The need to be impartial is one reason why we nearly always leave it to John Bull to do the final edit and decide when to publish.
Basic rule, we do our utmost to write impartially in the main article and, if relevant, any particular interest will be declared or at least referred to. In the comments the author, like everyone else, is free to give their point of view.
Can I just say that I endorse Mark T’s remark about “spoiling the tone”. After many years of a pleasant and decent blog / forum I feel as if I now have a nasty taste in my mouth after unjustified and unsubstantiated “mud slinging”. As said by others any of us who have worked in a professional role have had all sorts of activities to do, regardless of whether we like or agree with them, and have done them with due rigour, expertise and honesty. I’m disappointed to see such unnecessary remarks.
Can we know whether Anonymous is him/her self a completely impartial observer, or has an interest of his/her own to declare?
timbeau: we can ask. But just in case these comments were made by someone whose main interest is in disrupting the discussion (and I am not saying that that is the case, just that it could be), I suggest that it might be best for the rest of us to make no further comments on the matter. Constructive input is welcome from anyone, cynical and negative comments are not.
Getting back to Anonymously’s comments about Russian HS Rail, I think he’s left out one other reason: Nationalism…
But that’s enough of politics…
I value the reasoned comments I see here regarding transport, as a non professional but someone who is interested in transport, I find them very enlightening and find the grown up discussion very useful, even though my “public transport responsibilities” are limited to working out the timetables for my model railway! I keep having difficulties in finding paths for the slow moving steam excursions on the single track mainline… But as that is located along the Inn valley it’s well out of scope!
@SH….If nationalism is a major factor, then given recent political events in this country, HS2 should be on a roll! ?
This may seem a bit tangential, but it might be worth having an “Author Bio” box-out for articles. (You could have a separate “Author Info” page if this is easier.)
Even when authors use a pseudonym, there’s no reason why you couldn’t provide at least a hint as to their background and expertise, so we can understand where they’re coming from. Links to contributors’ own websites could also be included where desirable.
Re Anomnibus,
You mean this updating this:
https://www.londonreconnections.com/who-we-are/
@ngh
Unless I am being blind or stupid, there is no obvious link to that page from within the website. Perhaps it could be made more visible?
Re Anon E. Mouse
It is the page “Contact Us” in the grey banner at the bottom links to…
@ngh
OK, I suppose that makes sense. My point, however, was about an obvious link. Maybe this is just me, but “Contact Us” is not the first place I would look.

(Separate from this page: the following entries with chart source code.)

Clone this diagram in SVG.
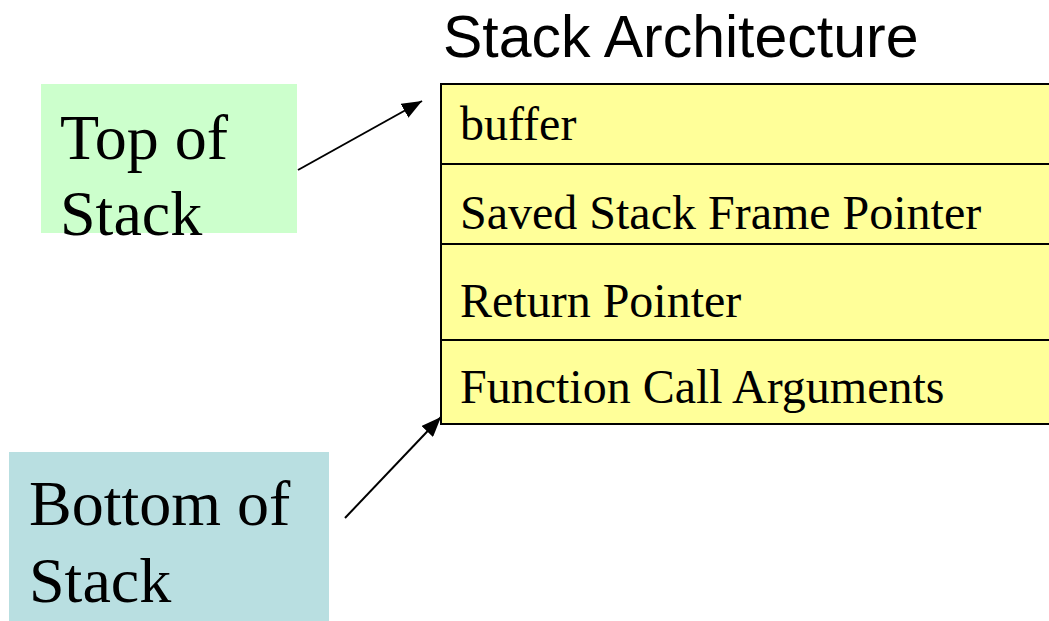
<svg xmlns="http://www.w3.org/2000/svg" width="1049" height="621" viewBox="0 0 1049 621">
  <style>
    .serif { font-family: "Liberation Serif", "Times New Roman", serif; fill: #000; }
    .label { font-size: 64px; }
    .cell-text { font-size: 48px; }
    .title { font-family: "Liberation Sans", Arial, sans-serif; font-size: 59px; fill: #000; }
    .cell { fill: #FFFF99; stroke: #000; stroke-width: 2; }
    .conn { stroke: #000; stroke-width: 2; fill: none; marker-end: url(#arrow); }
  </style>
  <defs>
    <marker id="arrow" viewBox="0 0 20 16" refX="20" refY="8" markerWidth="20" markerHeight="16" markerUnits="userSpaceOnUse" orient="auto">
      <path d="M0,0 L20,8 L0,16 Z" fill="#000"/>
    </marker>
  </defs>

  <rect width="1049" height="621" fill="#fff"/>

  <g id="title">
    <text class="title" x="443" y="57">Stack Architecture</text>
  </g>

  <g id="top-of-stack">
    <rect x="41" y="84" width="256" height="149" fill="#CCFFCC"/>
    <text class="serif label" x="60" y="159">Top of</text>
    <text class="serif label" x="60" y="235">Stack</text>
  </g>

  <g id="bottom-of-stack">
    <rect x="9" y="452" width="320" height="169" fill="#B9DFE1"/>
    <text class="serif label" x="29" y="525">Bottom of</text>
    <text class="serif label" x="29" y="602">Stack</text>
  </g>

  <g id="stack">
    <g id="row-buffer">
      <rect class="cell" x="441" y="84" width="620" height="80"/>
      <text class="serif cell-text" x="460" y="140">buffer</text>
    </g>
    <g id="row-saved-frame-pointer">
      <rect class="cell" x="441" y="164" width="620" height="80"/>
      <text class="serif cell-text" x="460" y="229">Saved Stack Frame Pointer</text>
    </g>
    <g id="row-return-pointer">
      <rect class="cell" x="441" y="244" width="620" height="96"/>
      <text class="serif cell-text" x="460" y="317">Return Pointer</text>
    </g>
    <g id="row-arguments">
      <rect class="cell" x="441" y="340" width="620" height="84"/>
      <text class="serif cell-text" x="460" y="403">Function Call Arguments</text>
    </g>
  </g>

  <g id="connectors">
    <line class="conn" x1="298" y1="170" x2="422" y2="101"/>
    <line class="conn" x1="345" y1="518" x2="441" y2="417"/>
  </g>
</svg>
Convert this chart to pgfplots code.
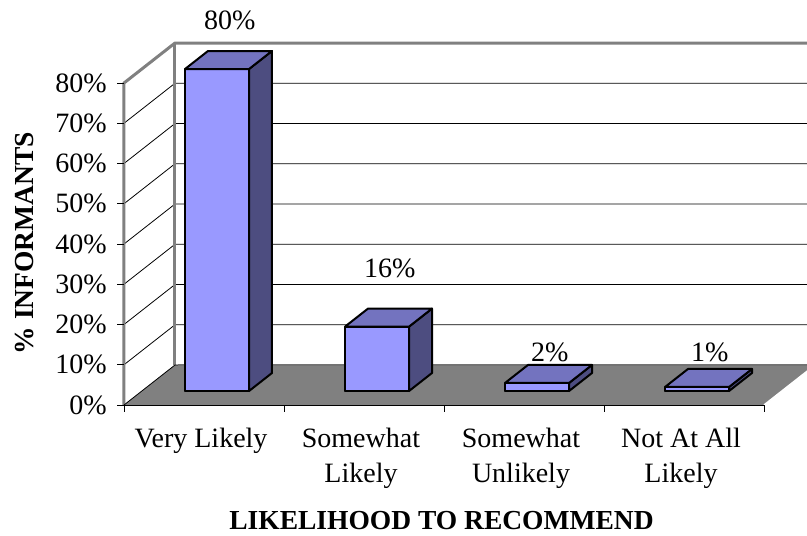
\documentclass[border=0pt]{standalone}
\usepackage{fontspec}
\setmainfont{Liberation Serif}
\usepackage{pgfplots}
\usepackage{pgfplotstable}
\pgfplotsset{compat=1.18}
\usetikzlibrary{calc}

\definecolor{barfront}{RGB}{153,153,255}
\definecolor{bartop}{RGB}{115,115,191}
\definecolor{barside}{RGB}{77,77,128}
\definecolor{floorgray}{RGB}{128,128,128}

% value = share of informants, labelz = height of the value label
\pgfplotstableread{
idx value labelz
0 80 89.7
1 16 28.1
2 2 7.2
3 1 7.2
}\likelihood

\begin{document}
\begin{tikzpicture}[font=\fontsize{28}{35}\selectfont]
\begin{axis}[
  x={(160pt,0pt)}, y={(51pt,40pt)}, z={(0pt,4.025pt)},
  xmin=0, xmax=4, ymin=0, ymax=1, zmin=0, zmax=80,
  hide axis, clip=false,
  /pgf/number format/assume math mode=true,
  barstyle/.style={draw=black, line width=2pt, line join=round, line cap=round, mark=none},
]
\coordinate (O) at (axis cs:0,0,0);
% floor
\fill[floorgray] (axis cs:0,0,0) -- (axis cs:4,0,0) -- (axis cs:4,1,0) -- (axis cs:0,1,0) -- cycle;
\draw[white, line width=1.5pt] (axis cs:4,0,0) -- (axis cs:4,1,0);
% grid on the walls
\pgfplotsinvokeforeach{10,20,...,70}{
  \draw[black, line width=0.8pt] (axis cs:0,0,#1) -- (axis cs:0,1,#1) -- (axis cs:4,1,#1);
}
% wall borders
\draw[floorgray!60, line width=2.5pt] (axis cs:0.02,1,0) -- (axis cs:4,1,0);
\draw[floorgray, line width=3pt, line join=round] (axis cs:0,0,0) -- (axis cs:0,0,80) -- (axis cs:0,1,80) -- (axis cs:4,1,80);
\draw[floorgray, line width=3pt] (axis cs:0,1,0) -- (axis cs:0,1,80);
\draw[black, line width=0.8pt] (axis cs:0,0,0) -- (axis cs:0,1,0) -- (axis cs:4,1,0);

% bars
\pgfplotsforeachungrouped \i in {0,1,2,3}{%
  \pgfplotstablegetelem{\i}{value}\of\likelihood
  \let\v\pgfplotsretval
  \pgfmathsetmacro\xa{\i+0.27}%
  \pgfmathsetmacro\xb{\i+0.67}%
  \edef\barcmd{%
    \noexpand\addplot3[barstyle, fill=barfront] coordinates {(\xa,0.35,0) (\xb,0.35,0) (\xb,0.35,\v) (\xa,0.35,\v) (\xa,0.35,0)};
    \noexpand\addplot3[barstyle, fill=barside] coordinates {(\xb,0.35,0) (\xb,0.8,0) (\xb,0.8,\v) (\xb,0.35,\v) (\xb,0.35,0)};
    \noexpand\addplot3[barstyle, fill=bartop] coordinates {(\xa,0.35,\v) (\xb,0.35,\v) (\xb,0.8,\v) (\xa,0.8,\v) (\xa,0.35,\v)};
  }%
  \barcmd
}

% value labels
\addplot3[draw=none, mark=none, point meta=\thisrow{value},
  nodes near coords={\pgfmathprintnumber{\pgfplotspointmeta}\%},
  every node near coord/.append style={anchor=center, inner sep=0pt}]
  table[x expr=\thisrow{idx}+0.47, y expr=0.6, z=labelz]{\likelihood};

% value axis
\pgfplotsinvokeforeach{0,10,...,80}{
  \draw[black, line width=0.8pt] (axis cs:0,0,#1) -- ++(-7pt,0pt);
  \node[anchor=east, inner sep=0pt, xshift=-17pt] at (axis cs:0,0,#1) {#1\%};
}
% category axis
\draw[black, line width=0.8pt] (axis cs:0,0,0) -- (axis cs:4,0,0);
\pgfplotsinvokeforeach{0,1,2,3,4}{
  \draw[black, line width=0.8pt] (axis cs:#1,0,0) -- ++(0pt,-7pt);
}
\node[anchor=north, align=center, inner sep=0pt, yshift=-23pt, xshift=-3pt] at (axis cs:0.5,0,0) {Very Likely};
\node[anchor=north, align=center, inner sep=0pt, yshift=-23pt, xshift=-3pt] at (axis cs:1.5,0,0) {Somewhat\\Likely};
\node[anchor=north, align=center, inner sep=0pt, yshift=-23pt, xshift=-3pt] at (axis cs:2.5,0,0) {Somewhat\\Unlikely};
\node[anchor=north, align=center, inner sep=0pt, yshift=-23pt, xshift=-3pt] at (axis cs:3.5,0,0) {Not At All\\Likely};

\node[font=\fontsize{27.5}{35}\selectfont\bfseries, anchor=base, inner sep=0pt, yshift=-124pt, xshift=-2.5pt] at (axis cs:2,0,0) {LIKELIHOOD TO RECOMMEND};
\node[font=\fontsize{27.5}{35}\selectfont\bfseries, rotate=90, anchor=center, inner sep=0pt] at ($(axis cs:0,0,40.25)+(-99pt,0pt)$) {\% INFORMANTS};
\end{axis}
\pgfresetboundingbox
\path[use as bounding box] ($(O)+(-124pt,-131pt)$) rectangle ($(O)+(683pt,405pt)$);
\end{tikzpicture}
\end{document}
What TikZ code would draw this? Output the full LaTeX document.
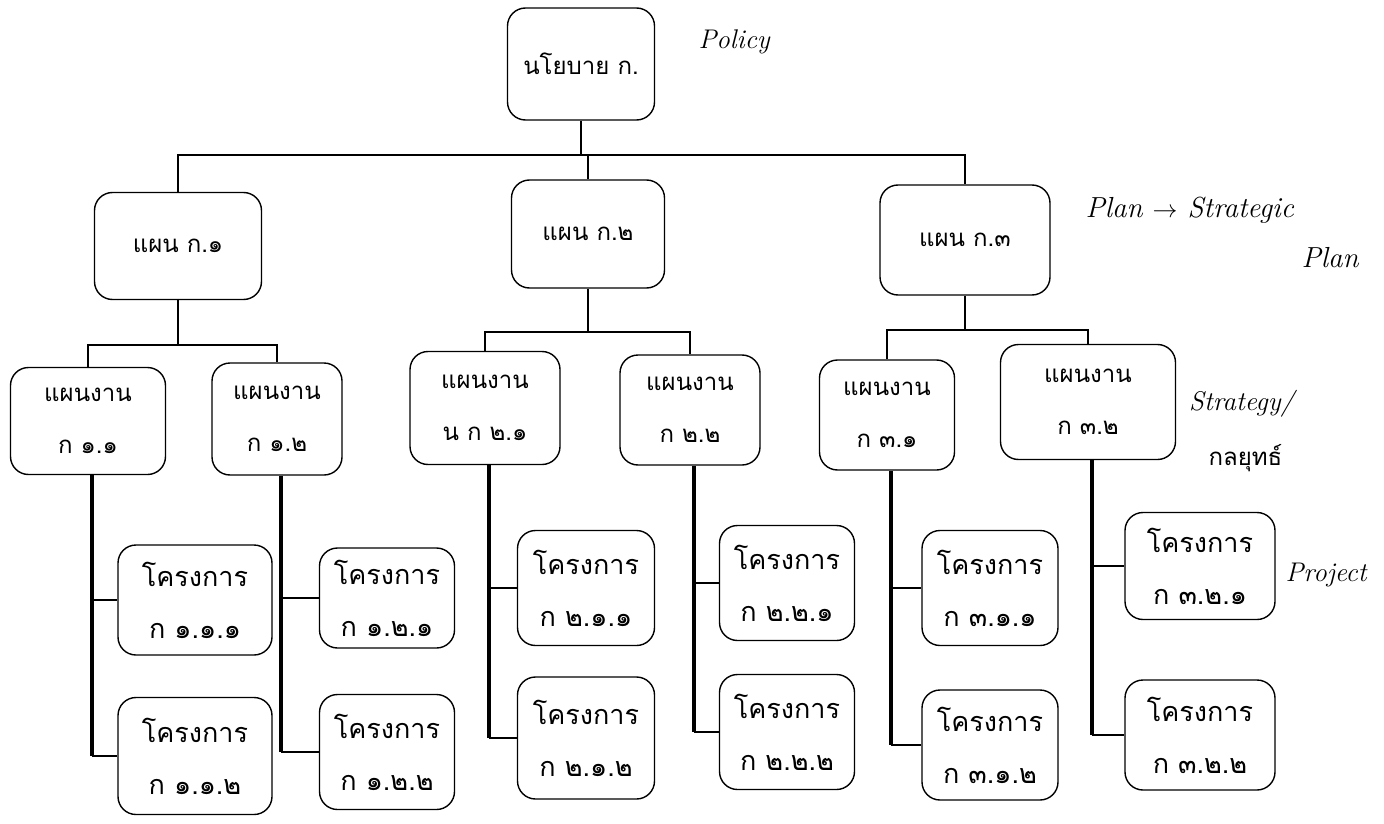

Transport Secretary Chris Grayling made a speech today about HS2 in which he basically confirmed the project would be going ahead and spoke about how the WCML on which we still rely today was largely in place by around 1850 .
Please see link below for speech –
https://www.gov.uk/government/speeches/we-will-build-hs2
The HS2 London – West Midlands Bill returned to the Commons yesterday to consider amendments made by the Lords and following a debate all amendments were agreed to and the Bill has now gone for Royal Assent meaning work will be able to commence in next few months .
There’s already a few things happening in and around Euston/Camden (at least.) The following web site often has some interesting info…
https://hs2ineuston.commonplace.is/news
I see a track’s been lifted recently at Euston and there’s been decommissioning of OHLE and signalling near the carriage shed and doubtless other works one cannot “see.”